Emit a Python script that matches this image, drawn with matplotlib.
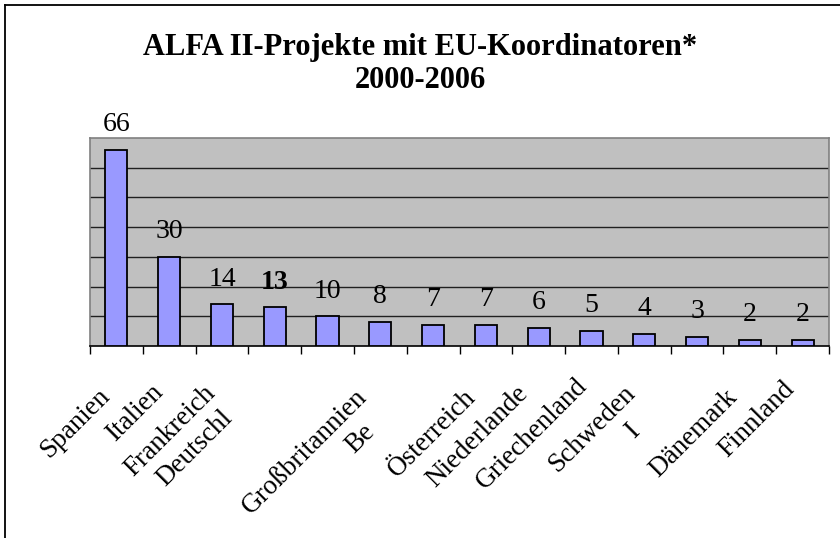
import matplotlib.pyplot as plt
from matplotlib.lines import Line2D

# data
values = [66, 30, 14, 13, 10, 8, 7, 7, 6, 5, 4, 3, 2, 2]
value_labels = ['66', '30', '14', '13', '10', '8', '7', '7', '6', '5', '4', '3', '2', '2']
country_labels = ['Spanien', 'Italien', 'Frankreich', 'Deutschl', 'Großbritannien', 'Be',
                  'Österreich', 'Niederlande', 'Griechenland', 'Schweden', 'I',
                  'Dänemark', 'Finnland']
title_text = 'ALFA II-Projekte mit EU-Koordinatoren*\n2000-2006'

# label placement (x in category units, y offset below axis in points)
label_x = [-0.03, 0.98, 1.97, 2.3, 4.85, 5.0, 6.9, 7.9, 9.02, 9.93, 10.0, 11.86, 12.95]
label_dy = [-27, -24, -25, -43, -28, -53, -28, -25, -20, -25, -53, -28, -22]
bold_idx = [3]

plt.rcParams['font.family'] = ['Liberation Serif', 'DejaVu Serif']

fig = plt.figure(figsize=(8.4, 5.38), dpi=100)
ax = fig.add_axes([90 / 840, 192 / 538, 739 / 840, 208 / 538])
ax.set_facecolor('#C0C0C0')

x = list(range(len(values)))
ax.bar(x, values, width=0.42, color='#9999FF', edgecolor='black', linewidth=1.3, zorder=3)

ax.set_xlim(-0.5, len(values) - 0.5)
ax.set_ylim(0, 70)
ax.set_yticks(range(10, 70, 10))
ax.yaxis.grid(True, color='#202020', linewidth=1.0, zorder=1)
ax.tick_params(axis='y', length=0, labelleft=False)

# tick marks between categories
ax.set_xticks([])
ax.set_xticks([i - 0.5 for i in range(len(values) + 1)], minor=True)
ax.tick_params(axis='x', which='minor', length=6, width=1, color='black', direction='out')

for side in ['left', 'top', 'right']:
    ax.spines[side].set_color('#808080')
    ax.spines[side].set_linewidth(1.2)
ax.spines['bottom'].set_color('black')
ax.spines['bottom'].set_linewidth(1.2)

# data labels
for i, v in enumerate(values):
    ax.annotate(value_labels[i], (i, v), xytext=(0, 13.5), textcoords='offset points',
                ha='center', va='baseline', fontsize=20,
                fontweight='bold' if i in bold_idx else 'normal')

# category labels
for lab, lx, dy in zip(country_labels, label_x, label_dy):
    ax.annotate(lab, (lx, 0), xytext=(0, dy), textcoords='offset points',
                ha='right', va='top', rotation=45, fontsize=19.5,
                annotation_clip=False)

fig.text(0.5, 1 - 64 / 538, title_text, ha='center', va='center',
         fontsize=22, fontweight='bold', linespacing=1.2)

# outer frame (left and top edge visible)
fig.add_artist(Line2D([4.5 / 840, 4.5 / 840], [0, 1 - 5 / 538], color='black', linewidth=1.3,
                      transform=fig.transFigure))
fig.add_artist(Line2D([4.5 / 840, 1], [1 - 5 / 538, 1 - 5 / 538], color='black', linewidth=1.3,
                      transform=fig.transFigure))

plt.savefig('out.png', dpi=100)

▸ **TASK INSTRUCTIONS**:
Select and copy each line from the data that includes the word "matplotlib".

▸ **EXPECTED OUTPUT**:
Emit a Python script that matches this image, drawn with matplotlib.
import matplotlib.pyplot as plt
from matplotlib.lines import Line2D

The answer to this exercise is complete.